I'm trying to seek ideas related to generalizing the following integral,
$$I(q)=\int_0^1\frac{\ln^{2q-1}( x)\ln(1+x^2)}{1+x^2}\ dx=\sum_{n=1}^\infty\frac{(-1)^nH_{n}}{(2n+1)^{2q}}$$
The motivation is to generalize the series is due to the existence of its counterpart,
$$\sum_{n=1}^{\infty} \frac{(-1)^n H_n}{(2n+1)^{2q+1}} = (2q+1)\beta(2q+2) + \frac{\pi}{(2q)!4^{q+1}} \lim_{m \to \frac{1}{2}} \frac{\mathrm{d}^{2q}}{\mathrm{d}m^{2q}} \frac{\psi(1 - m) + \gamma}{\sin(m\pi)}$$
$\int_0^1\frac{\ln^{2q}( x)\ln(1+x^2)}{1+x^2}\ dx$ remains covered.

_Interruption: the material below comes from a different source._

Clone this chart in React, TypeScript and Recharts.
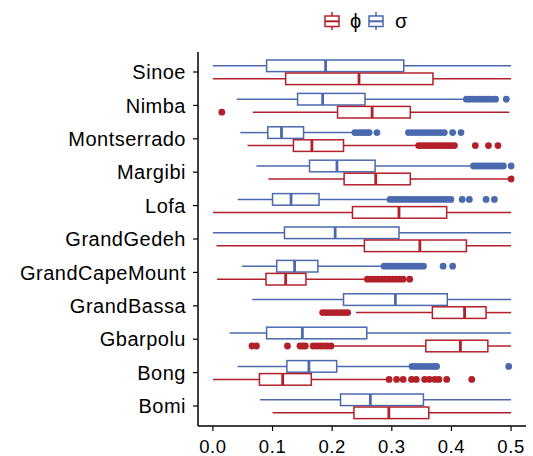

Not too much work to be shown,
$$\int_0^1 \frac{\ln^{2q - 1} x \ln(1 + x^2)}{1 + x^2} \, dx = \frac{1}{2^{2q + 1}} \int_0^\infty \frac{\ln^{2q - 1} x \ln(1 + x)}{(1 + x)\sqrt{x}} \, dx - \int_0^1 \frac{\ln^{2q} x}{1 + x^2} \, dx$$
The first integral has,
$$\lim_{(m,n)\to\left(\frac12,1\right)}\int_0^\infty \frac{x^{m-1} \ln^{2q-1} x \cdot \ln(1 + x)}{(1 + x)^n} \, dx=-\lim_{(m,n)\to\left(\frac12,1\right)}\frac{\partial}{\partial n \partial m^{2q-1}}{\frac{\Gamma(m)\Gamma(n-m)}{\Gamma(n)}}$$
- Question 1 : Can this above expression be simplified to a nicer extent?
The second integral has,
$$\int_0^1 \frac{\ln^{2q}(x)}{1+x^2}dx= \Gamma(2q+1)\beta(2q+1)$$
- Question 2 : Is there a better way to approach this and eventually generalize $\sum_{n=1}^\infty\frac{(-1)^nH_{n}}{(2n+1)^{2q}}$
I'm hoping this helps continue to solving for $\sum_{n=1}^\infty\frac{(-1)^nH_{\frac{n}{2}}}{(2n+1)^{2q}}$, again as its counterpart $\sum_{n=1}^\infty\frac{(-1)^nH_{\frac{n}{2}}}{(2n+1)^{2q-1}}$ exist for different $q$'s.